— Begin Given material —

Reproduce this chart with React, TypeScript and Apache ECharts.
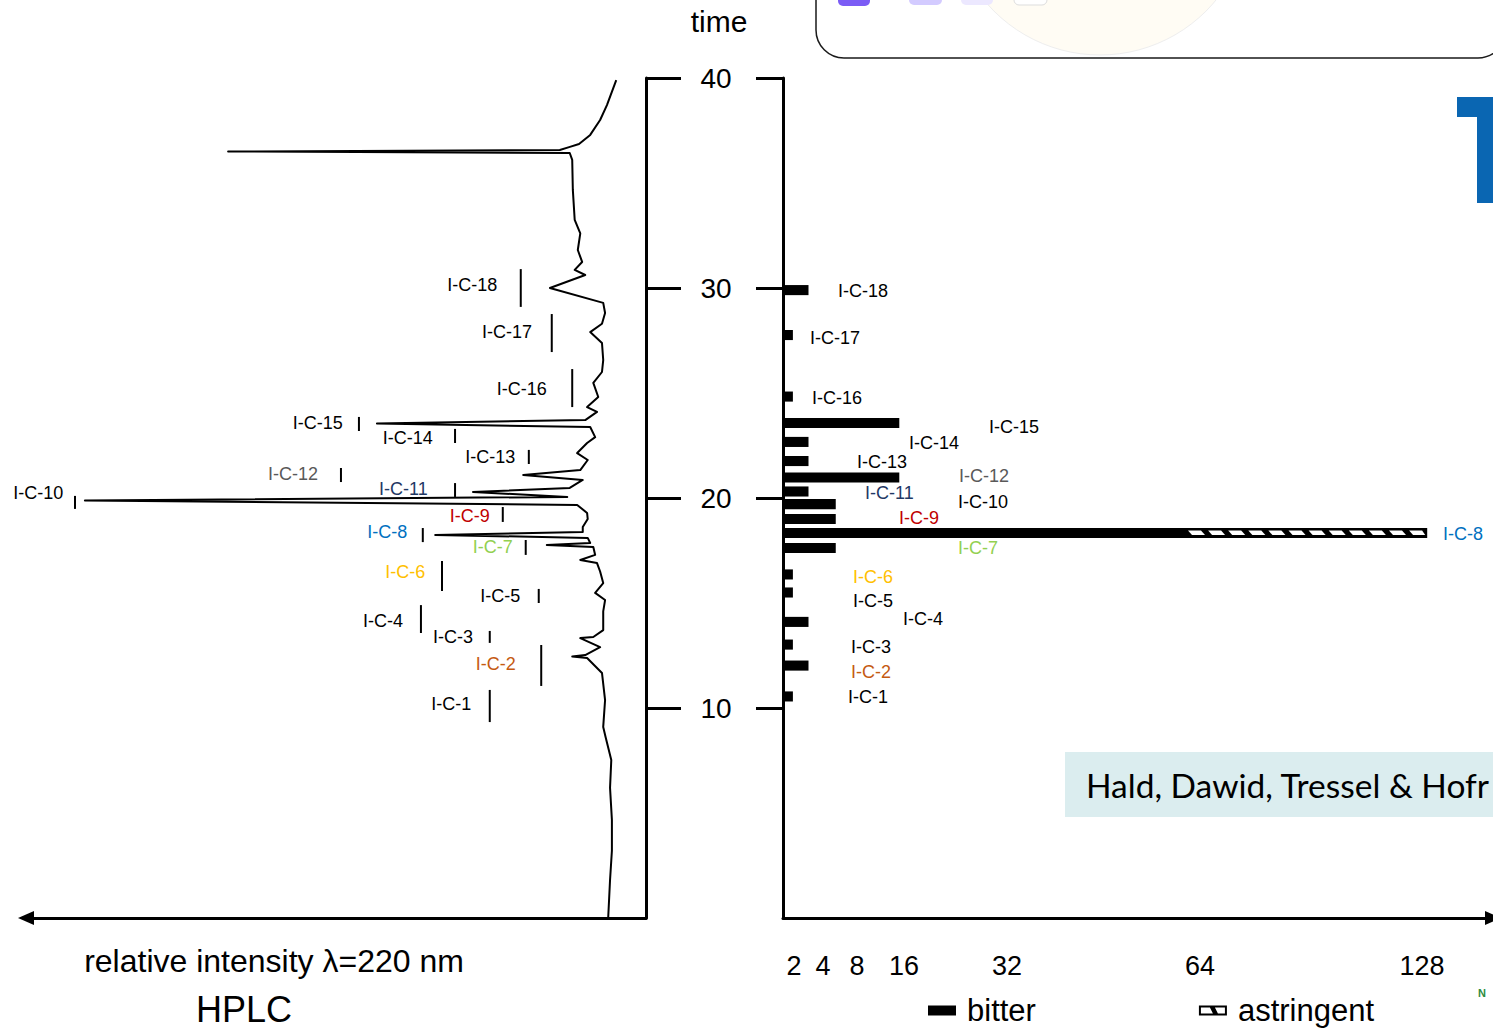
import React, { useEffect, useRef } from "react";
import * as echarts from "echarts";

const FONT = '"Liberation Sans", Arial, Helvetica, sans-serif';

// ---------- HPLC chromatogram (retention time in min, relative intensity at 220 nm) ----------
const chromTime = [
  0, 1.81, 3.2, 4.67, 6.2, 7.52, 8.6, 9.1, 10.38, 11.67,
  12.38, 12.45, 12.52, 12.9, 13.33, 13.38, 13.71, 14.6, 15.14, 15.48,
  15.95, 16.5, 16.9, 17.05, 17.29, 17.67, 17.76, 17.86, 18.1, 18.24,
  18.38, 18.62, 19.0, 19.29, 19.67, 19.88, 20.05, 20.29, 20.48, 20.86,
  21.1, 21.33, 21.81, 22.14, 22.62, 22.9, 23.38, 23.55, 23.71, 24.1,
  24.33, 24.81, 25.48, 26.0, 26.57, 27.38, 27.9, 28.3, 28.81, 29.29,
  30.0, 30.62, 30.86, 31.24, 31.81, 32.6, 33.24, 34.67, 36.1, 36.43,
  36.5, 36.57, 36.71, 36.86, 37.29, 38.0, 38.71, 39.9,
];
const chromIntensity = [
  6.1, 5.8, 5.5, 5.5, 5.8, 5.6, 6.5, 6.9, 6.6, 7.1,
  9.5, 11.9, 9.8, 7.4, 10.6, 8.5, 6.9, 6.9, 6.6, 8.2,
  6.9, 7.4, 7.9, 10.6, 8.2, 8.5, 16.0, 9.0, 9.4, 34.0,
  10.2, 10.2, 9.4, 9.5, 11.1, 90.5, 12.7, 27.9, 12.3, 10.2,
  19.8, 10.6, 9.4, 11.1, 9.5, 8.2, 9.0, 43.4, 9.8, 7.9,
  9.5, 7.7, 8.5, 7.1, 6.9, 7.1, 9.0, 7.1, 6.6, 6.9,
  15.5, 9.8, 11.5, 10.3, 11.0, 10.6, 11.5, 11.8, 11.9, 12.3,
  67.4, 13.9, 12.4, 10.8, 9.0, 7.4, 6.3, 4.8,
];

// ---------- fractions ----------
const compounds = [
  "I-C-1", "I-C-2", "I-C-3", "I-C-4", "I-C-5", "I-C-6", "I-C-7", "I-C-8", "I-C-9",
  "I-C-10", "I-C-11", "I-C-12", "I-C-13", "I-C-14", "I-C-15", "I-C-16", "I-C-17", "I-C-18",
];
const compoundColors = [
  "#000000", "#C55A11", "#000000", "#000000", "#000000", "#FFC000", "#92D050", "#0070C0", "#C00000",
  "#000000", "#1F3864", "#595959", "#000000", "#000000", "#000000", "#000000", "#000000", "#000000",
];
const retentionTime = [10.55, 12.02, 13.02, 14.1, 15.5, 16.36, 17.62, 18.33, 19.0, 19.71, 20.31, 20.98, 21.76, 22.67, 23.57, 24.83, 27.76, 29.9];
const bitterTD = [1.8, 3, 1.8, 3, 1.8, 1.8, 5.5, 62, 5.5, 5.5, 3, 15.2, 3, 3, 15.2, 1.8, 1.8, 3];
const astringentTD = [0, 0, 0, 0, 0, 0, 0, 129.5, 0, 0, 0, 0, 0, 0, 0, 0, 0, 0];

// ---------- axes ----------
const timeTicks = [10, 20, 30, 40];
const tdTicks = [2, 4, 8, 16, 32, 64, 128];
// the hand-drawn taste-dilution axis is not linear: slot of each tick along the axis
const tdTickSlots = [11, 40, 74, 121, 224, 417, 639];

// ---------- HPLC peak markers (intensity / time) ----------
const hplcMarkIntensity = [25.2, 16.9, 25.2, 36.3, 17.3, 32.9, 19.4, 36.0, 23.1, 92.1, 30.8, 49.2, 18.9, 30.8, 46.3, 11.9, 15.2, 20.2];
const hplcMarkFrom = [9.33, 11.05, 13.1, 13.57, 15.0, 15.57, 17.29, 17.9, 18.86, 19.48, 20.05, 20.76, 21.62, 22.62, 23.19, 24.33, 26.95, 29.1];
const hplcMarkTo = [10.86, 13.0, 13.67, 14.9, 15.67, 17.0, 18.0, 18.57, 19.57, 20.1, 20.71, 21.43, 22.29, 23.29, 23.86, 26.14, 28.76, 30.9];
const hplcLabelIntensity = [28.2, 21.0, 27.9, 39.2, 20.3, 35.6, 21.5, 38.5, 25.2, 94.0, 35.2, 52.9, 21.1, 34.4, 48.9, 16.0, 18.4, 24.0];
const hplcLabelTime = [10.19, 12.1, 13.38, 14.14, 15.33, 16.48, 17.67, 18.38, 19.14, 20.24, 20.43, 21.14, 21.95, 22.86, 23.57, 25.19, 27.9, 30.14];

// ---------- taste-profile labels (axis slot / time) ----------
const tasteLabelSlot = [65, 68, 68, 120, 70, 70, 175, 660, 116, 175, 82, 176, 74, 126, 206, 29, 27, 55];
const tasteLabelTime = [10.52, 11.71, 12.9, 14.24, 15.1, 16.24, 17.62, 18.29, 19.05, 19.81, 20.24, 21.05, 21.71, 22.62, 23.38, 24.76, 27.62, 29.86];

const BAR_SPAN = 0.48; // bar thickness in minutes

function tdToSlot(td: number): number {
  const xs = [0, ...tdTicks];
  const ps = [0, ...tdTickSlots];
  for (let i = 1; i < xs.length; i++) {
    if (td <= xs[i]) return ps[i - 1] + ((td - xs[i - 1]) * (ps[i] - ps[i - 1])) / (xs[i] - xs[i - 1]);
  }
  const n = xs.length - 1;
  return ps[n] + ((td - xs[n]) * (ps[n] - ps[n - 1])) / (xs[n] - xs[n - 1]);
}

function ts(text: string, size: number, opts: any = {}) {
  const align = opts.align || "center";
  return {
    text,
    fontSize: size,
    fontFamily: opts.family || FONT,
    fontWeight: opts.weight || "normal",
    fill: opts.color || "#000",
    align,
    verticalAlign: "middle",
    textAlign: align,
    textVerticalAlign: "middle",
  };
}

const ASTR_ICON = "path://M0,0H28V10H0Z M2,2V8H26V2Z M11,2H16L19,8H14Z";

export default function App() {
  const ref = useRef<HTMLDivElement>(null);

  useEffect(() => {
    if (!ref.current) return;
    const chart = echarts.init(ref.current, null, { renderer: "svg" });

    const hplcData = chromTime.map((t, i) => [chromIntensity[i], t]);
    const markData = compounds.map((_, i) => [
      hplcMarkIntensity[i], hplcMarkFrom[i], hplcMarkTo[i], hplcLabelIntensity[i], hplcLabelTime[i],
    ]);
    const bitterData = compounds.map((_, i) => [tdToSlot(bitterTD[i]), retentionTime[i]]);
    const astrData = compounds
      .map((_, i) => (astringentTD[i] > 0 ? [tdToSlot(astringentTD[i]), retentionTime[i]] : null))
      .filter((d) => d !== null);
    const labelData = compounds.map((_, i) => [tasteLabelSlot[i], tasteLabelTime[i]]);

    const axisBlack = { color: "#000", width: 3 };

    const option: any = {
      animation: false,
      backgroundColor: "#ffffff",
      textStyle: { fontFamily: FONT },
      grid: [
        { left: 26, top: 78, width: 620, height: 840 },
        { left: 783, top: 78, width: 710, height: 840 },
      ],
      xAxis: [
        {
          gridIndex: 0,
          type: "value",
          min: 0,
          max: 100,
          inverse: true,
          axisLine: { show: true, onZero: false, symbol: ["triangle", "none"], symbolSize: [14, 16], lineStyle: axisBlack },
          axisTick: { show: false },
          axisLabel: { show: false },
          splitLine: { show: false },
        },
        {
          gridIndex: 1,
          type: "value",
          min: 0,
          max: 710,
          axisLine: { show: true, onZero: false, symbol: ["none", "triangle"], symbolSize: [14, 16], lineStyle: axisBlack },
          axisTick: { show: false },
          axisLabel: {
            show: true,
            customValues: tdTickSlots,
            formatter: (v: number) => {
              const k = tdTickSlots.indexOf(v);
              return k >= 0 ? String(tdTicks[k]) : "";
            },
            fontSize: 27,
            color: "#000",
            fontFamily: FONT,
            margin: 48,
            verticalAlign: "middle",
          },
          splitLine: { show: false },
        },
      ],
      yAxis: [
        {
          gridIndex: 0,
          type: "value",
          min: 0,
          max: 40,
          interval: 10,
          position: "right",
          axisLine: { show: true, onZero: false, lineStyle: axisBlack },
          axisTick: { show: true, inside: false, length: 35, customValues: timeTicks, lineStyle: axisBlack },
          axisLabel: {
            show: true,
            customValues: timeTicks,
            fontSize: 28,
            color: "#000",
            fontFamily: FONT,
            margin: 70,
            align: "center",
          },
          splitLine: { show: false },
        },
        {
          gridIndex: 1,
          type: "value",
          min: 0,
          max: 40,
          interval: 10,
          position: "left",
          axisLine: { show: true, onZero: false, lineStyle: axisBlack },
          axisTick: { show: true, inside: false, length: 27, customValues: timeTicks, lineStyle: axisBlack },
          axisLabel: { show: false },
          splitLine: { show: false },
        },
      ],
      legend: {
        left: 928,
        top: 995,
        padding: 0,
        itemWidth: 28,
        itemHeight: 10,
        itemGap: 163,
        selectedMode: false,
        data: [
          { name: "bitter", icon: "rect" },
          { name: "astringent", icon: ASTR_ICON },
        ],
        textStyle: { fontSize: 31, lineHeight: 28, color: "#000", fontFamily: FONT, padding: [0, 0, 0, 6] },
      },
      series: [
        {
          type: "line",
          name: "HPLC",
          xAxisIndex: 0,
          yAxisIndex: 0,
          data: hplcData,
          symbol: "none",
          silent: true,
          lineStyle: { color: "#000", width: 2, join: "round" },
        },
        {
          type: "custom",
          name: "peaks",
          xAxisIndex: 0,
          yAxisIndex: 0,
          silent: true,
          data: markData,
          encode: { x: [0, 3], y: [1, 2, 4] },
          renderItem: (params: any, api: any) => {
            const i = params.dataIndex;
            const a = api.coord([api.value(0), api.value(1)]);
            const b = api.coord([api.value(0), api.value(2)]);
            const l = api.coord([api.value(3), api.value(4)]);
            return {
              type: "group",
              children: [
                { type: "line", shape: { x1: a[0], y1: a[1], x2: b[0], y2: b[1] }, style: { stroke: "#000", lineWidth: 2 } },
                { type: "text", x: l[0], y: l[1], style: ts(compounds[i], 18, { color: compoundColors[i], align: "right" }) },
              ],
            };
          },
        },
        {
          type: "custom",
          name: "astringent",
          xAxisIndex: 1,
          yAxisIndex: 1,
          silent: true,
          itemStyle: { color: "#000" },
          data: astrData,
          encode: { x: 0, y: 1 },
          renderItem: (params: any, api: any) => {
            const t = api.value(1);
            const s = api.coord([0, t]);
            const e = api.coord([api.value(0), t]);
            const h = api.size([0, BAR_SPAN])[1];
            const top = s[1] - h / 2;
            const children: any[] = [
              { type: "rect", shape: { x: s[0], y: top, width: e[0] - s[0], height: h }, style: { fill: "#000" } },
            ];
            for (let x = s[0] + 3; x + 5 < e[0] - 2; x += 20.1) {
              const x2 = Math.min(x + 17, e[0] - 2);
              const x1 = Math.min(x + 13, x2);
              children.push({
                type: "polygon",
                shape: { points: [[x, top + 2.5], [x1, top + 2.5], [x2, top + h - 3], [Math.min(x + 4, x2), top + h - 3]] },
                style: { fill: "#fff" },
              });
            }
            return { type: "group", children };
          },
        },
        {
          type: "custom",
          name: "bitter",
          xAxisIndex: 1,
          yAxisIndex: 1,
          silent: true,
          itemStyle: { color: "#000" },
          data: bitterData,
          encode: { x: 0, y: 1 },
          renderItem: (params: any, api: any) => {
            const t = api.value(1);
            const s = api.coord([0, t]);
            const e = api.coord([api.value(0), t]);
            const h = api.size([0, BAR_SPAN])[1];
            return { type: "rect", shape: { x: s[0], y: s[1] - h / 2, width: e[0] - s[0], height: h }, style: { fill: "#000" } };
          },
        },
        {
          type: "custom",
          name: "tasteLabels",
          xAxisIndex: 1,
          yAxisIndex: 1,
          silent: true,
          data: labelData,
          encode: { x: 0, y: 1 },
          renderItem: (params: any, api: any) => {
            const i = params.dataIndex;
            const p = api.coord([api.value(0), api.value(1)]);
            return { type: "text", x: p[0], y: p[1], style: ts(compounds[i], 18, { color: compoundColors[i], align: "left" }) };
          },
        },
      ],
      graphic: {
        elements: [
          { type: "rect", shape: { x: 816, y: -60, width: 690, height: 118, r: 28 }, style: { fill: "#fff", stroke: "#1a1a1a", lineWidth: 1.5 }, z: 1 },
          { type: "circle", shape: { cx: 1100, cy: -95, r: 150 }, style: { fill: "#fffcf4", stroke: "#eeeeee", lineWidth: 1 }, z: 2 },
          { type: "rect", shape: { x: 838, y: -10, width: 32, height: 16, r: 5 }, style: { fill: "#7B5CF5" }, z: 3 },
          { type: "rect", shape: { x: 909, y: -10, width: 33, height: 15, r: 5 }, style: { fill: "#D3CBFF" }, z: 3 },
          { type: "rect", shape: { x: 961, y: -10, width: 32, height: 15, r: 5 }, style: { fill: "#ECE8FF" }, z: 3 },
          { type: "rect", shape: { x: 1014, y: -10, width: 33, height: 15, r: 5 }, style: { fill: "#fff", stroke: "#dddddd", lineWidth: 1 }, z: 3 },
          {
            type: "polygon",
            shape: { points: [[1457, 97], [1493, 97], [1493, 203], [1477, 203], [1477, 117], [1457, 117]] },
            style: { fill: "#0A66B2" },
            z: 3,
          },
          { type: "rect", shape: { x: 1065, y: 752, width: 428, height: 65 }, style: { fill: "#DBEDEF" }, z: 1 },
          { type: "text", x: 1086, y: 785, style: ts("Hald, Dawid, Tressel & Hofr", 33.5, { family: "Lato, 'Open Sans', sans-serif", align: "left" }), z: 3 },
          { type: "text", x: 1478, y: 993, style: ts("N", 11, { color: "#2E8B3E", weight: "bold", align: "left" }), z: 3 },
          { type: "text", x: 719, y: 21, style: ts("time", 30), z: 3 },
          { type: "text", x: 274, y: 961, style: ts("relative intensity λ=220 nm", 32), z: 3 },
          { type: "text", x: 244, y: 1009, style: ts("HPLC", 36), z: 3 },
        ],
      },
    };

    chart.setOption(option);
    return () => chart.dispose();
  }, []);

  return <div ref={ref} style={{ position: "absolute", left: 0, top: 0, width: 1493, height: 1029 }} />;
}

— End Given material —

Without the pictures, please reproduce each line of the listing above exactly, from the first one through the line bearing "Arial, Helvetica, sans-serif';".

## Answer to this task
Reproduce this chart with React, TypeScript and Apache ECharts.
import React, { useEffect, useRef } from "react";
import * as echarts from "echarts";

const FONT = '"Liberation Sans", Arial, Helvetica, sans-serif';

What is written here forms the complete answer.